|Norm Abram Raises Tinkering To An Art|
David: Norm Abram Raises Tinkering To An Art
There's nothing Hollywood about Norm Abram, but as the master carpenter on two popular PBS how-to programs, he has a Hollywood-like following. After 15 years on "This Old House," the granddaddy of home-renovation shows, and another six on the woodworking "The New Yankee Workshop," he's become a cult figure to home tinkerers everywhere.
"People come up to me like I'm their next-door neighbor, "Abram said recently over lunch, in a Manhattan restaurant where men in suits were buzzing over his presence. He admits the recognition encroaches on his privacy, although at the same time he realizes his approachability is a key to the programs' success.
"I tell people it just turns out that I have a lot more next-door neighbors than anybody else."

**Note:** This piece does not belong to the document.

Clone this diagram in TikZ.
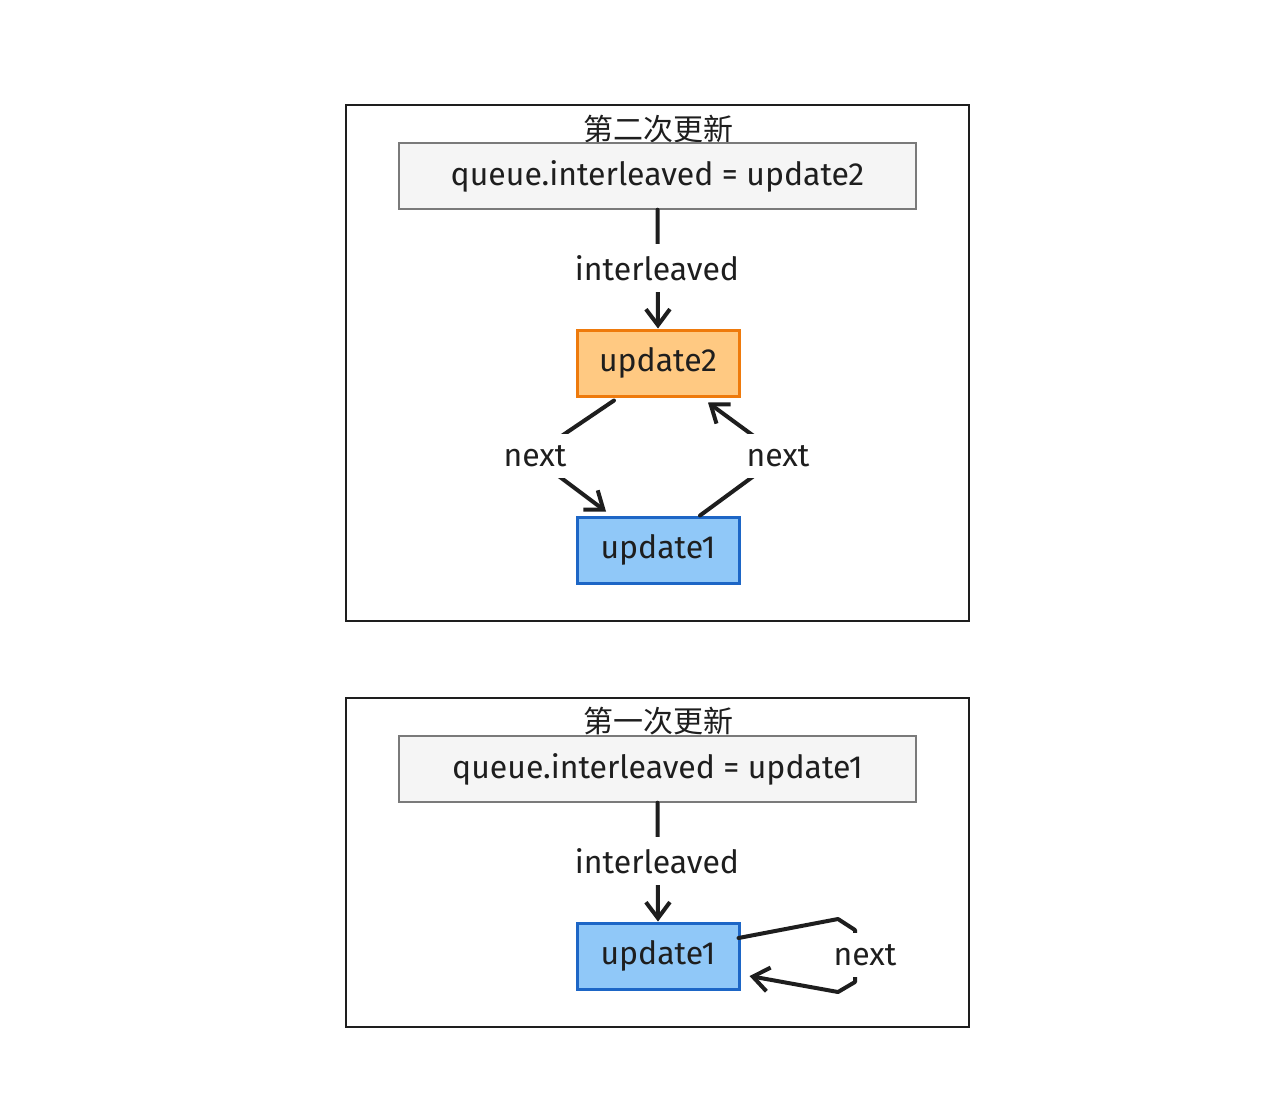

Abram attributes the popularity of the PBS shows to a desire on the part of viewers "to get more involved" with projects around the house. "There was a period of time where it was easier to let someone else do it," he explains. Now, he says, some people find working on their homes to be a recreational activity. As for his own activities, Abram is currently balancing three book projects, as well as the two shows. He recently started production on 13 new episodes of "The New Yankee Workshop" (4:30 p.m. Saturdays on WTTW-Ch.11), to air next January, and shooting on the first of 26 new episodes of "This Old House" (5 p.m. Saturdays on WTTW-Ch.11), which should start airing shortly. Abram said unlike last season, which focused on kids projects, "The New Yankee Workshop" episodes don't have a central theme. On the list of projects is a tray table, a gazebo and a computer desk. "We always let things of the past be our inspiration," he said. As for "This Old House," Abram said, "We never know where we're going until we get there."